There's no way she's going back into her own bed I decide so, as I'm still eating toast, I take her down stairs and make her a mug of warm milk. Soon it's 2am and we're sat chatting and giggling. It's then that I remember that Helen is starting a run of overnight shifts the following night and she'll need to lie in as late as possible in order to get some sleep in the bank. I'm going to be getting up with the girls in about four hours time.

I carry her back upstairs and slide her into my bed with her mother. And then I go and check on her sister. Sorrel too is sitting bolt upright in bed. But she's not crying. She's looking at me impishly and smiling. She knows it's the middle of the night and here I am not just awake but dressed. It's so exciting.

"I had a nightmare?" she offers.

"No you didn't," I tell her.

"Can I sleep in your bed?" she asks. I can't allow this. She's perfectly capable of ripping Helen out of her deep sleep to ask something like, "Why are legs?" or "What colour is toast?"

"No lovely. You can't. You'll wake up mummy and it's important that she gets enough sleep tonight."
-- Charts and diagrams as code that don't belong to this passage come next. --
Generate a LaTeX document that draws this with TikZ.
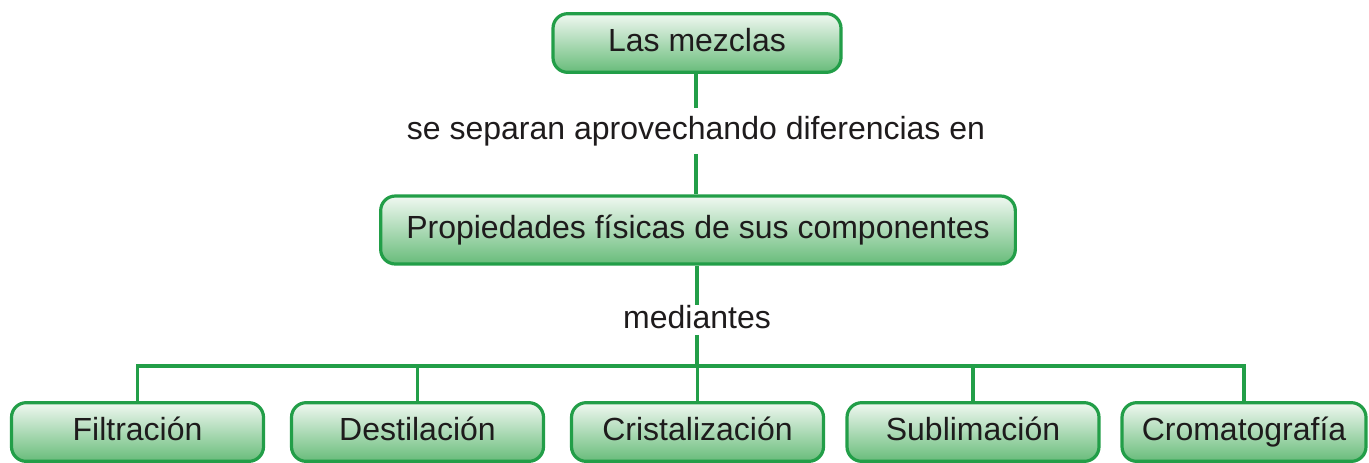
\documentclass[tikz,border=0pt]{standalone}
\usepackage{fontspec}
\setmainfont{Liberation Sans}
\definecolor{lineg}{RGB}{34,158,72}
\definecolor{topg}{RGB}{240,248,241}
\definecolor{botg}{RGB}{104,188,122}
\definecolor{txt}{RGB}{30,27,28}
\begin{document}
\begin{tikzpicture}[x=0.75pt,y=-0.75pt,
  cbox/.style={draw=lineg,line width=2.4pt,rounded corners=11pt,top color=topg,bottom color=botg,
    text=txt,font=\fontsize{24}{28}\selectfont,inner sep=0pt,minimum height=44pt,
    text height=17pt,text depth=5pt},
  link/.style={draw=lineg,line width=2.5pt},
  lbl/.style={text=txt,font=\fontsize{24}{28}\selectfont,inner sep=0pt,fill=white,
    text height=17pt,text depth=5pt}]
\useasboundingbox (0,0) rectangle (1369,462);
\node[cbox,minimum width=216pt] (mez) at (697,43) {Las mezclas};
\node[cbox,minimum width=476pt,minimum height=51pt] (prop) at (698,230) {Propiedades físicas de sus componentes};
\node[lbl,inner ysep=6pt] (l1) at (696,131) {se separan aprovechando diferencias en};
\node[lbl,inner ysep=0pt] (l2) at (697,320) {mediantes};
\draw[link] (mez.south -| l1.north) -- (l1.north);
\draw[link] (l1.south) -- (prop.north -| l1.south);
\draw[link] (prop.south -| l2.north) -- (l2.north);
\node[cbox,minimum width=189pt] (b1) at (137.5,432) {Filtración};
\node[cbox,minimum width=189pt] (b2) at (417.5,432) {Destilación};
\node[cbox,minimum width=189pt] (b3) at (697.5,432) {Cristalización};
\node[cbox,minimum width=189pt] (b4) at (973,432) {Sublimación};
\node[cbox,minimum width=183pt] (b5) at (1244,432) {Cromatografía};
\coordinate (h) at (697,366);
\draw[link] (l2.south) -- (h);
\draw[link] (b1.north) -- (b1.north |- h) -- (b5.north |- h) -- (b5.north);
\draw[link] (b2.north) -- (b2.north |- h);
\draw[link] (b3.north) -- (b3.north |- h);
\draw[link] (b4.north) -- (b4.north |- h);
\end{tikzpicture}
\end{document}
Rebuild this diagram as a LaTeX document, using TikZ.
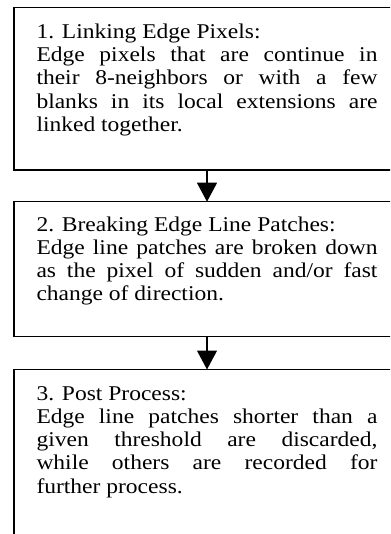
\documentclass[tikz,border=0pt]{standalone}
\usepackage{fontspec}
\setmainfont{Liberation Serif}
\newfontfamily\stepfont[FakeStretch=1.12]{Liberation Serif}
\usetikzlibrary{arrows.meta}
\newlength{\tw}
\setlength{\tw}{341pt}
\newcommand{\jl}[1]{\hbox to \tw{#1}}
\newcommand{\nl}[1]{\hbox{#1}}
\tikzset{
  stepbox/.style={draw=black, line width=1.2pt, rectangle, outer sep=0pt, inner sep=0pt, minimum width=386pt, anchor=north west},
  steptext/.style={anchor=base west, inner sep=0pt, outer sep=0pt, font=\stepfont\fontsize{21}{23.3}\selectfont},
  flow/.style={line width=1.2pt, -{Triangle[width=20pt,length=19pt]}}
}
\begin{document}
\begin{tikzpicture}[x=1pt,y=1pt]
\useasboundingbox (0,0) rectangle (390,-534);
\clip (0,0) rectangle (390,-534);
\node[stepbox, minimum height=162.7pt] (b1) at (14,-7.3) {};
\node[stepbox, minimum height=135pt] (b2) at (14,-201.7) {};
\node[stepbox, minimum height=180pt] (b3) at (14,-369.5) {};
\node[steptext] (t1) at (36.5,-38.3) {\vtop{\baselineskip=23.3pt
  \nl{1. Linking Edge Pixels:}
  \jl{Edge pixels that are continue in}
  \jl{their 8-neighbors or with a few}
  \jl{blanks in its local extensions are}
  \nl{linked together.}}};
\node[steptext] (t2) at (36.5,-231) {\vtop{\baselineskip=23.3pt
  \nl{2. Breaking Edge Line Patches:}
  \jl{Edge line patches are broken down}
  \jl{as the pixel of sudden and/or fast}
  \nl{change of direction.}}};
\node[steptext] (t3) at (36.5,-400) {\vtop{\baselineskip=23.3pt
  \nl{3. Post Process:}
  \jl{Edge line patches shorter than a}
  \jl{given threshold are discarded,}
  \jl{while others are recorded for}
  \nl{further process.}}};
\draw[flow] (b1.south) -- (b2.north);
\draw[flow] (b2.south) -- (b3.north);
\end{tikzpicture}
\end{document}
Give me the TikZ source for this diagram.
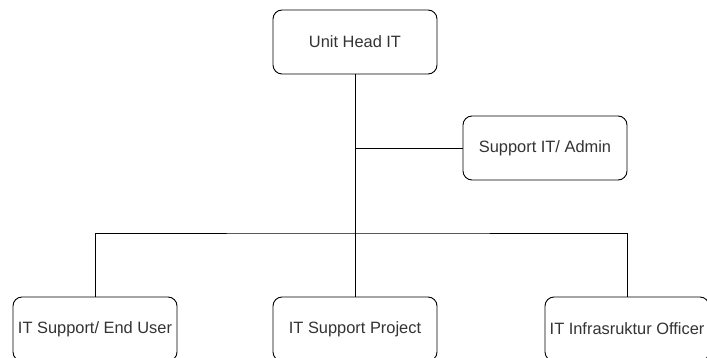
\documentclass[tikz,border=0pt]{standalone}
\usepackage{fontspec}
\setmainfont{Liberation Sans}
\begin{document}
\begin{tikzpicture}[x=1pt,y=-1pt,
  orgbox/.style={draw=black, line width=0.9pt, rounded corners=9pt, fill=white,
    minimum width=164pt, minimum height=64pt, inner sep=0pt,
    font=\fontsize{16.4}{19}\selectfont, text=black!80},
  link/.style={draw=black, line width=0.9pt}]
  \useasboundingbox (0,0) rectangle (707,358);

  % boxes
  \node[orgbox] (head)    at (355,42)  {Unit Head IT};
  \node[orgbox] (admin)   at (545,148) {Support IT/ Admin};
  \node[orgbox] (enduser) at (95,329)  {IT Support/ End User};
  \node[orgbox] (project) at (355,329) {IT Support Project};
  \node[orgbox] (officer) at (627,329) {IT Infrasruktur Officer};

  \coordinate (bus) at (355,233);

  % connectors
  \draw[link] (head.south) -- (project.north);
  \draw[link] (head.south |- admin.west) -- (admin.west);
  \draw[link] (enduser.north) |- (bus) -| (officer.north);
\end{tikzpicture}
\end{document}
I try to think quickly but I'm still pretty pissed. "Do you want me to come in with you?" I hear myself say.

I should say at this point that, like many parents we often play musical beds in the middle of the night. So if both girls come into our bed I usually decamp to the bottom bunk. This would be fine except the bunks are 6 foot long and I'm 6'5" so every time I roll over I bang my head or painfully jam my feet between the bars at the other end of the bed. But sharing with a restless four year old? This is a stunningly poor idea.

And I'm right. Four hours later I finally give up the uneven struggle and get up. I've been poked, jabbed, kicked, shouted at, and made to get up and go and fetch a drink. At one point I was awakened by a searing pain as she skillfully back-heeled my gonads in an unsophisticated attempt at a DIY castration.

Amazingly I feel ok. Clearly in an attic somewhere there's a hideous Dorian Grey style portrait of me.

Downstairs the girls help me make scones for breakfast and then - thank God - go off and play beautifully together (an increasingly rare occurrence) whilst I stare vacantly at the tablecloth. When Helen gets up four hours later she stumbles into the kitchen, groans and says, "I've had too much sleep. I'm knackered."